AEP 4830 HW4 Ordinary Differential Equations and Chaotic Systems

4th Order Runge Kutta ODE Solver

Suppose we have the a set of \(N\) ODEs with the following form.

\begin{equation} \frac{d\vec{y}}{dt}=\vec{f}(t,\vec{y})\\ \end{equation}

where \(\vec{y}\) and \(\vec{f}\) are N-dimensional vectors of functions. The 4th order Runge Kutta takes the following algorithm each step \(h\) forward and by calculating a large number of steps, we can have the numerical solution to the set of ODEs.(W. H. Press 2007)

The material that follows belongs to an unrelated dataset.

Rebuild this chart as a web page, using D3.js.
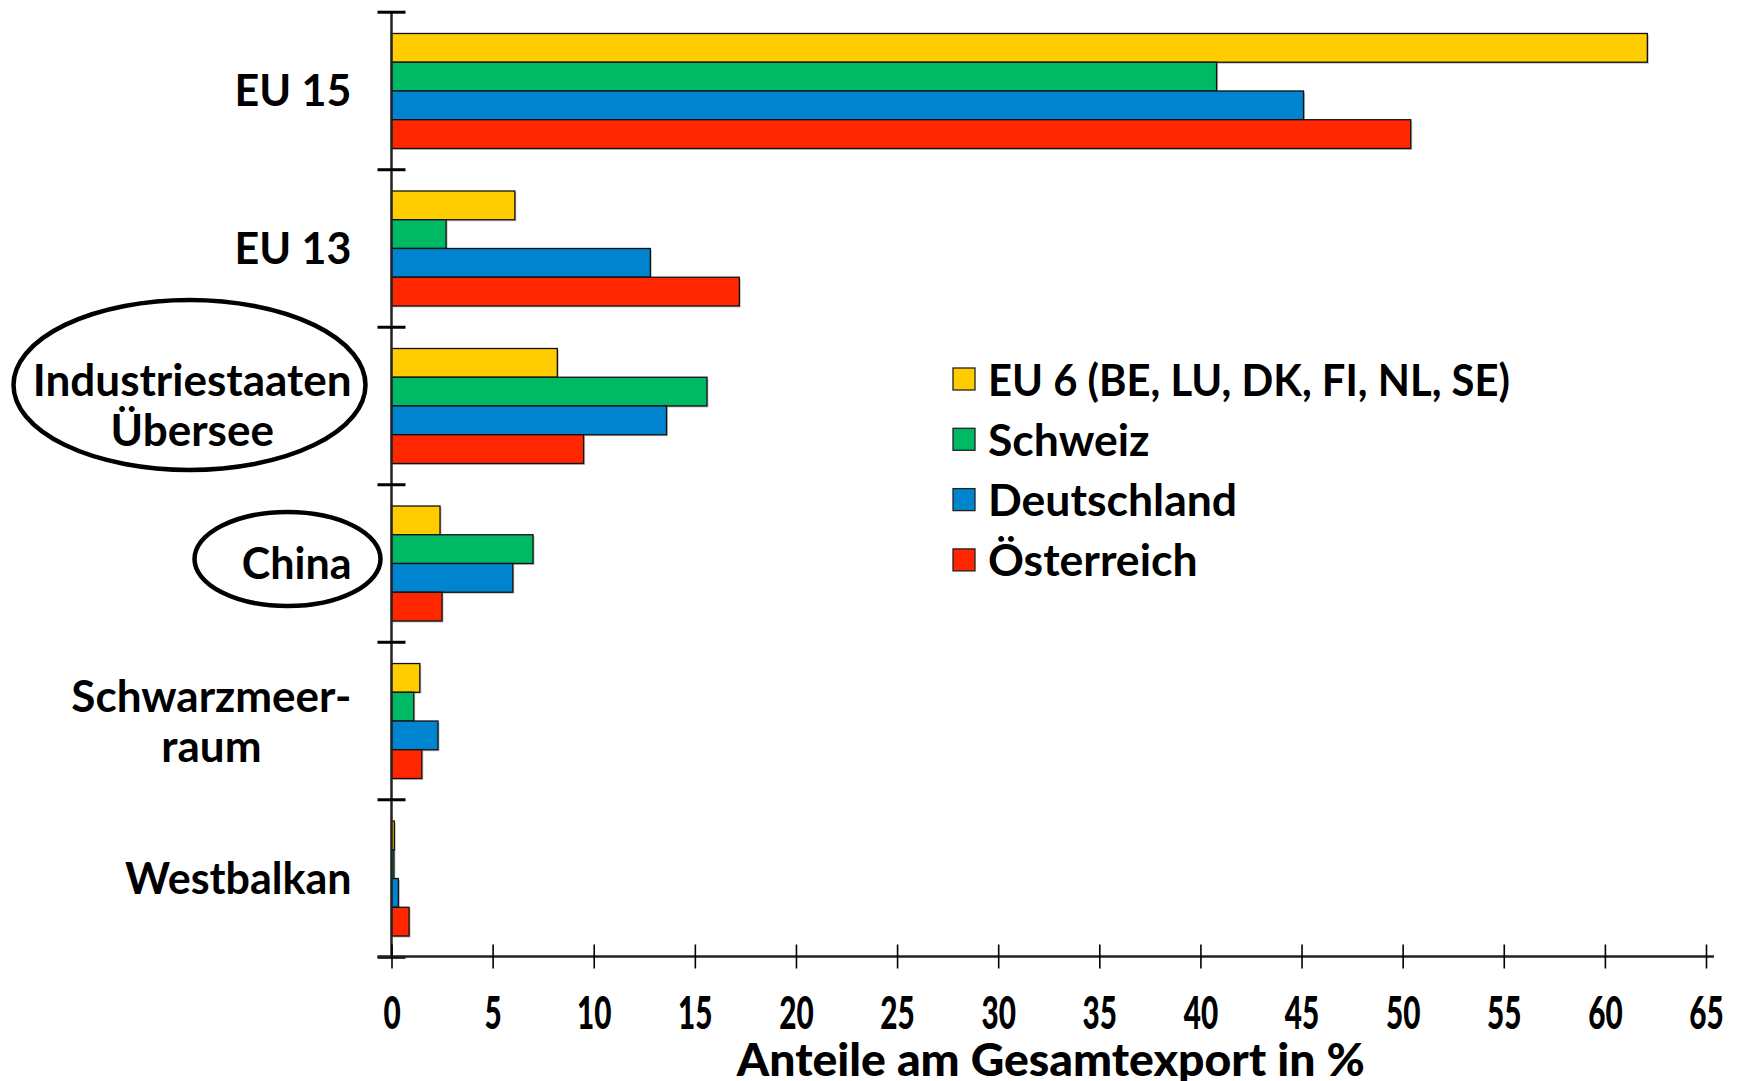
<!DOCTYPE html>
<html>
<head>
<meta charset="utf-8">
<script src="https://cdn.jsdelivr.net/npm/d3@7"></script>
<style>
  body { margin: 0; background: #fff; }
  svg { display: block; }
  text { font-family: Lato, "DejaVu Sans", sans-serif; font-weight: 700; fill: #000; }
</style>
</head>
<body>
<svg width="1738" height="1081"></svg>
<script>
// Regionen (von oben nach unten)
const categories = ['EU 15', 'EU 13', 'Industriestaaten Übersee', 'China', 'Schwarzmeerraum', 'Westbalkan'];
const categoryLines = [['EU 15'], ['EU 13'], ['Industriestaaten', 'Übersee'], ['China'], ['Schwarzmeer-', 'raum'], ['Westbalkan']];
const highlighted = ['Industriestaaten Übersee', 'China'];

// Serien
const series = ['EU 6 (BE, LU, DK, FI, NL, SE)', 'Schweiz', 'Deutschland', 'Österreich'];
const seriesColors = ['#FFCC00', '#00B964', '#0084CF', '#FF2600'];

// Anteile am Gesamtexport in % (Reihenfolge wie categories)
const eu6 =         [62.1, 6.1, 8.2, 2.4, 1.4, 0.14];
const schweiz =     [40.8, 2.7, 15.6, 7.0, 1.1, 0.12];
const deutschland = [45.1, 12.8, 13.6, 6.0, 2.3, 0.34];
const oesterreich = [50.4, 17.2, 9.5, 2.5, 1.5, 0.87];

const xTicks = d3.range(0, 66, 5);
const xTitle = 'Anteile am Gesamtexport in %';

const valuesBySeries = [eu6, schweiz, deutschland, oesterreich];
const data = categories.map((c, i) => ({
    category: c,
    values: series.map((s, j) => ({ series: s, value: valuesBySeries[j][i], color: seriesColors[j] }))
}));

const svg = d3.select('svg');
const margin = { left: 391.5, right: 32, top: 13, bottom: 124.5 };
const width = +svg.attr('width');
const height = +svg.attr('height');
const axisY = height - margin.bottom;

// --- Skalen ---
const x = d3.scaleLinear().domain([0, 65]).range([margin.left, width - margin.right]);

const y0 = d3.scaleBand()
    .domain(categories)
    .range([margin.top, axisY])
    .paddingInner(0.27)
    .paddingOuter(0.13);

const y1 = d3.scaleBand().domain(series).range([0, y0.bandwidth()]);

const gap = (y0.step() - y0.bandwidth()) / 2;
const bandStart = c => y0(c) - gap;
const bandCenter = c => y0(c) + y0.bandwidth() / 2;

// --- Balken ---
const groups = svg.append('g').selectAll('g')
    .data(data)
    .join('g')
    .attr('transform', d => `translate(0, ${y0(d.category)})`);

groups.selectAll('rect.shadow')
    .data(d => d.values)
    .join('rect')
    .attr('class', 'shadow')
    .attr('x', x(0) + 1.5)
    .attr('y', d => y1(d.series) + 1.5)
    .attr('width', d => x(d.value) - x(0))
    .attr('height', y1.bandwidth())
    .attr('fill', '#9a9a9a')
    .attr('opacity', 0.6);

groups.selectAll('rect.bar')
    .data(d => d.values)
    .join('rect')
    .attr('class', 'bar')
    .attr('x', x(0))
    .attr('y', d => y1(d.series))
    .attr('width', d => x(d.value) - x(0))
    .attr('height', y1.bandwidth())
    .attr('fill', d => d.color)
    .attr('stroke', '#111')
    .attr('stroke-width', 1.3);

// --- y-Achse ---
const axes = svg.append('g');
axes.append('line')
    .attr('x1', x(0)).attr('x2', x(0))
    .attr('y1', margin.top).attr('y2', axisY)
    .attr('stroke', '#222').attr('stroke-width', 2.5);

const boundaries = categories.map(bandStart).concat([bandStart(categories[categories.length - 1]) + y0.step()]);
axes.selectAll('line.ytick')
    .data(boundaries)
    .join('line')
    .attr('class', 'ytick')
    .attr('x1', x(0) - 14).attr('x2', x(0) + 14)
    .attr('y1', d => d).attr('y2', d => d)
    .attr('stroke', '#000').attr('stroke-width', 3);

// --- x-Achse ---
axes.append('line')
    .attr('x1', x(0) - 14).attr('x2', x(65) + 8)
    .attr('y1', axisY).attr('y2', axisY)
    .attr('stroke', '#222').attr('stroke-width', 2.5);

const xAxis = d3.axisBottom(x).tickValues(xTicks).tickSize(12).tickFormat(d3.format('d'));
const xg = svg.append('g')
    .attr('transform', `translate(0, ${axisY})`)
    .call(xAxis);
xg.select('.domain').remove();
xg.selectAll('.tick line').attr('y1', -12).attr('y2', 12).attr('stroke', '#000').attr('stroke-width', 1.6);
xg.selectAll('.tick text')
    .attr('y', 0)
    .attr('dy', 73)
    .attr('transform', 'scale(0.66,1)')
    .style('font-family', 'Lato, sans-serif')
    .style('font-weight', 900)
    .style('font-size', '45px')
    .attr('fill', '#000');

svg.append('text')
    .attr('x', (x(0) + x(65)) / 2 + 2)
    .attr('y', axisY + 119)
    .attr('text-anchor', 'middle')
    .attr('textLength', 628)
    .attr('lengthAdjust', 'spacingAndGlyphs')
    .style('font-size', '45px')
    .style('font-weight', 900)
    .text(xTitle);

// --- Kategorienbeschriftung ---
const labelRight = x(0) - 40;
const lineGap = 50;
const labels = svg.append('g').selectAll('g')
    .data(categories)
    .join('g');

labels.each(function(c, i) {
    const lines = categoryLines[i];
    const g = d3.select(this);
    const cy = bandCenter(c);
    const firstBase = cy + 15.5 - (lines.length - 1) * lineGap / 2;
    const texts = g.selectAll('text')
        .data(lines)
        .join('text')
        .attr('y', (d, k) => firstBase + k * lineGap)
        .attr('text-anchor', 'middle')
        .style('font-size', lines.length > 1 ? '44px' : '43px')
        .text(d => d);
    const maxW = d3.max(texts.nodes(), n => n.getComputedTextLength());
    texts.attr('x', labelRight - maxW / 2);

    if (highlighted.includes(c)) {
        const multi = lines.length > 1;
        const rx = multi ? 176 : 93;
        const rightPad = multi ? 14 : 29;
        g.insert('ellipse', 'text')
            .attr('cx', labelRight + rightPad - rx)
            .attr('cy', multi ? cy - 21 : cy - 4.5)
            .attr('rx', rx)
            .attr('ry', multi ? 85 : 47)
            .attr('fill', 'none')
            .attr('stroke', '#000')
            .attr('stroke-width', 4.5);
    }
});

// --- Legende ---
const legendMaxWidth = 522;
const legend = svg.append('g').attr('transform', 'translate(953, 368)');
const items = legend.selectAll('g')
    .data(series)
    .join('g')
    .attr('transform', (d, i) => `translate(0, ${i * 60.3})`);

items.append('rect')
    .attr('width', 22).attr('height', 22)
    .attr('fill', (d, i) => seriesColors[i])
    .attr('stroke', '#222').attr('stroke-width', 1.3);

items.append('text')
    .attr('x', 35)
    .attr('y', 27.5)
    .style('font-size', '44.5px')
    .text(d => d)
    .each(function() {
        if (this.getComputedTextLength() > legendMaxWidth) {
            d3.select(this)
                .attr('textLength', legendMaxWidth)
                .attr('lengthAdjust', 'spacingAndGlyphs');
        }
    });
</script>
</body>
</html>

\begin{equation} \vec{y_{n}}=\vec{y}(t_{n})\\ \end{equation} \begin{aligned} \vec{k_{1}}=h\vec{f}(t_{n},\vec{y_{n}}) \\ \vec{k_{2}}=h\vec{f}(t_{n}+0.5h,\vec{y_{n}}+0.5\vec{k_{1}}) \\ \vec{k_{3}}=h\vec{f}(t_{n}+0.5h,\vec{y_{n}}+0.5\vec{k_{2}}) \\ \vec{k_{4}}=h\vec{f}(t_{n}+h,\vec{y_{n}}+\vec{k_{3}})\\ \end{aligned}

The value for \(\vec{y_{n+1}}\) one step away can be calculated.

\begin{equation} \vec{y_{n+1}}=\vec{y_{n}}+\frac{1}{6}\left(\vec{k_{1}}+2\vec{k_{2}}+2\vec{k_{3}}+\vec{k_{4}}\right)\\ \end{equation}

Finally, by starting from \(\vec{y_{n+1}}\), the solution can be obtained.


After constructing the 4th order of Runge Kutta method to solve any general ODEs, it’s safe if we test it on an ODE that has the known solution. The testing function is a simple harmonic oscillator without damping.

\begin{equation} y^{\prime\prime}(t)+\omega^{2}y(t)=0\\ \end{equation}

with initial conditions \(y(0)=1\) and \(y^{\prime}(0)=0\). The solution is obvious \(y(t)=\cos(t)\) In order to implement 4th order Runge Kutta, we can rearrange the ODE into a set of 2 first order ODEs.

\begin{equation} \frac{dy_{0}}{dt}=y_{1};\frac{dy_{1}}{dt}=-\omega^{2}y_{0}\\ \end{equation}

The data were generated into a .dat file and were loaded and plotted using MATLAB.
The testing solution is plotted in Fig. (1) with amplitude and period quantitatively printed in the .exe window, as shown in Fig. (2). In addition, the phase space plot, \(y^{\prime}(t)\) vs \(y(t)\) is shown in Fig. (3). The period is found to be \(T=3.13\) which is supposed to be \(\pi\) and The amplitude is then \(A=0.999965\). The errors here are because of the finite step size \(h=0.002\). The phase space plot is a circle corresponding to the following parametric functions.

\begin{equation} y=\sin(t);x=\cos(t)\\ \end{equation}

The solution is stable and periodic, which verifies the feasibility of the 4th order Runge Kutta code.

The numerical solution of simple harmonic oscillation using 4th order Runge Kutta code. The step size is \(h=0.002\) and the number of steps is \(nstep=10000\).